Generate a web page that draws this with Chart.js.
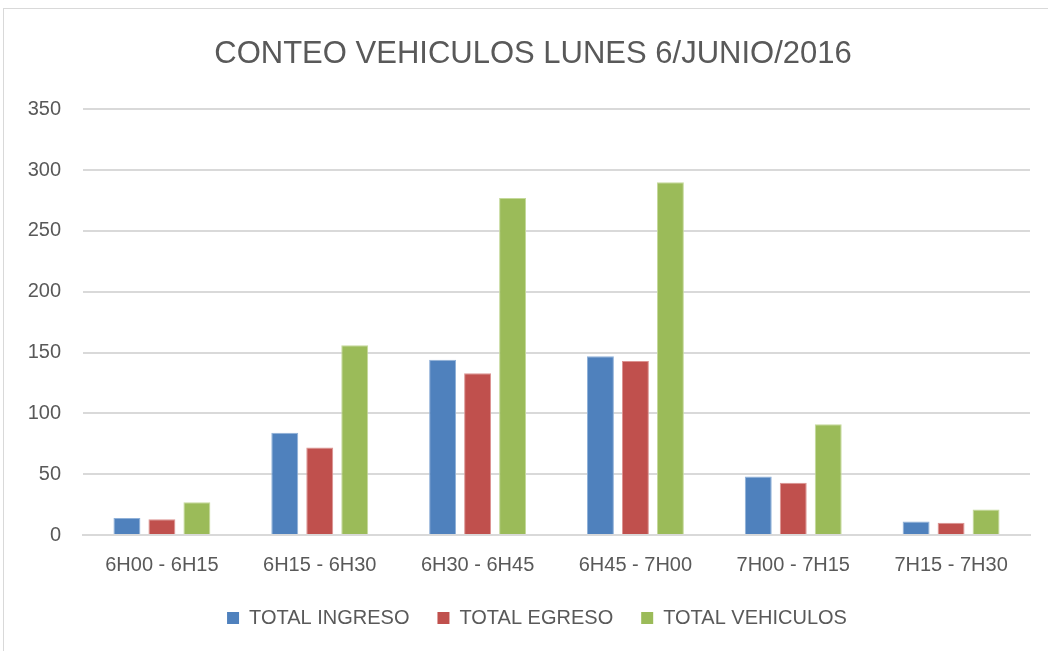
<!DOCTYPE html>
<html>
<head>
<meta charset="utf-8">
<script src="https://cdn.jsdelivr.net/npm/chart.js@4"></script>
<style>
  html, body { margin: 0; padding: 0; background: #ffffff; }
  #wrap { position: relative; width: 1048px; height: 651px; overflow: hidden; }
  #frame { position: absolute; left: 3px; top: 8px; width: 1100px; height: 700px; border: 1px solid #D9D9D9; box-sizing: border-box; }
  canvas { position: absolute; left: 0; top: 0; }
</style>
</head>
<body>
<div id="wrap">
  <div id="frame"></div>
  <canvas id="c" width="1048" height="651"></canvas>
</div>
<script>
const title = "CONTEO VEHICULOS LUNES 6/JUNIO/2016";
const categories = ["6H00 - 6H15", "6H15 - 6H30", "6H30 - 6H45", "6H45 - 7H00", "7H00 - 7H15", "7H15 - 7H30"];
const totalIngreso = [14, 84, 144, 147, 48, 11];
const totalEgreso = [13, 72, 133, 143, 43, 10];
const totalVehiculos = [27, 156, 277, 290, 91, 21];
const seriesNames = ["TOTAL INGRESO", "TOTAL EGRESO", "TOTAL VEHICULOS"];
const yTicks = [0, 50, 100, 150, 200, 250, 300, 350];

const FONT = "'Liberation Sans', 'Open Sans', sans-serif";
const TXT = "#595959";
const GRID = "#D9D9D9";

function ds(label, data, fill, edge) {
  return {
    label, data,
    backgroundColor: fill,
    borderColor: edge,
    borderWidth: 1,
    categoryPercentage: 0.665,
    barPercentage: 0.77
  };
}

// shift title and legend horizontally to their places in the original
const shiftBlocks = {
  id: 'shiftBlocks',
  afterLayout(chart) {
    if (chart.titleBlock) { chart.titleBlock.left += 18; chart.titleBlock.right += 18; }
    if (chart.legend) { chart.legend.left += 22; chart.legend.right += 22; }
  }
};

new Chart(document.getElementById('c'), {
  type: 'bar',
  data: {
    labels: categories,
    datasets: [
      ds(seriesNames[0], totalIngreso, '#4F81BD', '#8FB0D8'),
      ds(seriesNames[1], totalEgreso, '#C0504D', '#DC9391'),
      ds(seriesNames[2], totalVehiculos, '#9BBB59', '#C4D99A')
    ]
  },
  plugins: [shiftBlocks],
  options: {
    responsive: false,
    animation: false,
    devicePixelRatio: 1,
    layout: { padding: { left: 0, right: 18, top: 0, bottom: 13 } },
    plugins: {
      title: {
        display: true,
        text: title,
        color: TXT,
        font: { family: FONT, size: 31, weight: 'normal' },
        padding: { top: 36, bottom: 36 }
      },
      legend: {
        position: 'bottom',
        labels: {
          color: TXT,
          font: { family: FONT, size: 20 },
          boxWidth: 12,
          boxHeight: 12,
          padding: 28,
          generateLabels: (chart) => chart.data.datasets.map((d, i) => ({
            text: d.label, fillStyle: d.backgroundColor, strokeStyle: d.backgroundColor,
            lineWidth: 0, fontColor: TXT, datasetIndex: i, hidden: false
          }))
        }
      },
      tooltip: { enabled: false }
    },
    scales: {
      x: {
        afterFit: (s) => { s.height = 45; },
        grid: { display: false, drawTicks: false },
        border: { display: true, color: GRID, width: 2 },
        ticks: { color: TXT, font: { family: FONT, size: 20 }, padding: 18, maxRotation: 0 }
      },
      y: {
        min: 0, max: 350,
        afterFit: (s) => { s.width = 83; },
        afterBuildTicks: (s) => { s.ticks = yTicks.map(v => ({ value: v })); },
        grid: { color: GRID, lineWidth: 2, drawTicks: false },
        border: { display: false },
        ticks: { color: TXT, font: { family: FONT, size: 20 }, padding: 22 }
      }
    }
  }
});
</script>
</body>
</html>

OBJECTIVE => Retype the whole listing exactly and leave the pictures out.

FINAL ANSWER =>
Generate a web page that draws this with Chart.js.
<!DOCTYPE html>
<html>
<head>
<meta charset="utf-8">
<script src="https://cdn.jsdelivr.net/npm/chart.js@4"></script>
<style>
  html, body { margin: 0; padding: 0; background: #ffffff; }
  #wrap { position: relative; width: 1048px; height: 651px; overflow: hidden; }
  #frame { position: absolute; left: 3px; top: 8px; width: 1100px; height: 700px; border: 1px solid #D9D9D9; box-sizing: border-box; }
  canvas { position: absolute; left: 0; top: 0; }
</style>
</head>
<body>
<div id="wrap">
  <div id="frame"></div>
  <canvas id="c" width="1048" height="651"></canvas>
</div>
<script>
const title = "CONTEO VEHICULOS LUNES 6/JUNIO/2016";
const categories = ["6H00 - 6H15", "6H15 - 6H30", "6H30 - 6H45", "6H45 - 7H00", "7H00 - 7H15", "7H15 - 7H30"];
const totalIngreso = [14, 84, 144, 147, 48, 11];
const totalEgreso = [13, 72, 133, 143, 43, 10];
const totalVehiculos = [27, 156, 277, 290, 91, 21];
const seriesNames = ["TOTAL INGRESO", "TOTAL EGRESO", "TOTAL VEHICULOS"];
const yTicks = [0, 50, 100, 150, 200, 250, 300, 350];

const FONT = "'Liberation Sans', 'Open Sans', sans-serif";
const TXT = "#595959";
const GRID = "#D9D9D9";

function ds(label, data, fill, edge) {
  return {
    label, data,
    backgroundColor: fill,
    borderColor: edge,
    borderWidth: 1,
    categoryPercentage: 0.665,
    barPercentage: 0.77
  };
}

// shift title and legend horizontally to their places in the original
const shiftBlocks = {
  id: 'shiftBlocks',
  afterLayout(chart) {
    if (chart.titleBlock) { chart.titleBlock.left += 18; chart.titleBlock.right += 18; }
    if (chart.legend) { chart.legend.left += 22; chart.legend.right += 22; }
  }
};

new Chart(document.getElementById('c'), {
  type: 'bar',
  data: {
    labels: categories,
    datasets: [
      ds(seriesNames[0], totalIngreso, '#4F81BD', '#8FB0D8'),
      ds(seriesNames[1], totalEgreso, '#C0504D', '#DC9391'),
      ds(seriesNames[2], totalVehiculos, '#9BBB59', '#C4D99A')
    ]
  },
  plugins: [shiftBlocks],
  options: {
    responsive: false,
    animation: false,
    devicePixelRatio: 1,
    layout: { padding: { left: 0, right: 18, top: 0, bottom: 13 } },
    plugins: {
      title: {
        display: true,
        text: title,
        color: TXT,
        font: { family: FONT, size: 31, weight: 'normal' },
        padding: { top: 36, bottom: 36 }
      },
      legend: {
        position: 'bottom',
        labels: {
          color: TXT,
          font: { family: FONT, size: 20 },
          boxWidth: 12,
          boxHeight: 12,
          padding: 28,
          generateLabels: (chart) => chart.data.datasets.map((d, i) => ({
            text: d.label, fillStyle: d.backgroundColor, strokeStyle: d.backgroundColor,
            lineWidth: 0, fontColor: TXT, datasetIndex: i, hidden: false
          }))
        }
      },
      tooltip: { enabled: false }
    },
    scales: {
      x: {
        afterFit: (s) => { s.height = 45; },
        grid: { display: false, drawTicks: false },
        border: { display: true, color: GRID, width: 2 },
        ticks: { color: TXT, font: { family: FONT, size: 20 }, padding: 18, maxRotation: 0 }
      },
      y: {
        min: 0, max: 350,
        afterFit: (s) => { s.width = 83; },
        afterBuildTicks: (s) => { s.ticks = yTicks.map(v => ({ value: v })); },
        grid: { color: GRID, lineWidth: 2, drawTicks: false },
        border: { display: false },
        ticks: { color: TXT, font: { family: FONT, size: 20 }, padding: 22 }
      }
    }
  }
});
</script>
</body>
</html>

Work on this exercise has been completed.